IDSC was honored to present Claus Ekstrøm, professor and vice-chair at the Section of Biostatistics, University of Copenhagen, for a lecture at the Richter Library on Wednesday, December, 1, 2021. Dr. Ekstrøm’s primary research interests are centered on developing methods for the analysis of high-dimensional data problems and causal discovery. Dr. Ekstrøm has authored two books on statistics and is frequently used as an expert on statistics in Danish news media. He has, he says, been a grumpy old man from a young age.
Title of the lecture: “Validation of visual inference methods in statistics by use of deep learning”
When does inspecting a certain graphical plot allow for an investigator to reach the right statistical conclusion? Visual inference is commonly used for various tasks in statistics—including model diagnostics and exploratory data analysis—and though attractive due to its intuitive nature, the lack of available methods for validating plots is a major drawback.

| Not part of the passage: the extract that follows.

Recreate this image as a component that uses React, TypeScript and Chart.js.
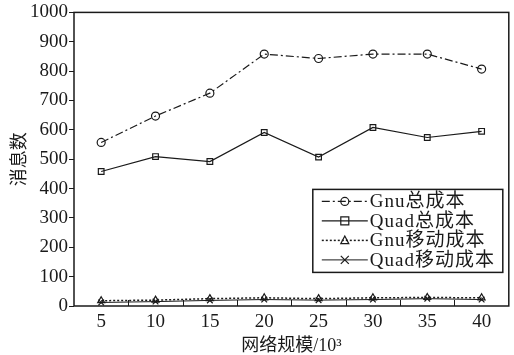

We propose a new validation method for visual inference. Our method trains deep neural networks to distinguish between plots simulated under two different data-generating mechanisms (null or alternative), and we use the classification accuracy as a technical validation score (TVS). The TVS measures the information content in the plots, and TVS values can be used to compare different plots or different choices of data-generating mechanisms, thereby providing a meaningful scale that new visual inference procedures can be validated against.
We apply the method to three popular diagnostic plots for linear regression, namely the scatter plot, the quantile-quantile plot, and the residual plot. We consider various types and degrees of misspecification, as well as different within-plot sample sizes. Our method produces TVSs that increase with increasing sample size and decrease with increasing difficulty, and hence the TVS is a meaningful measure of validity.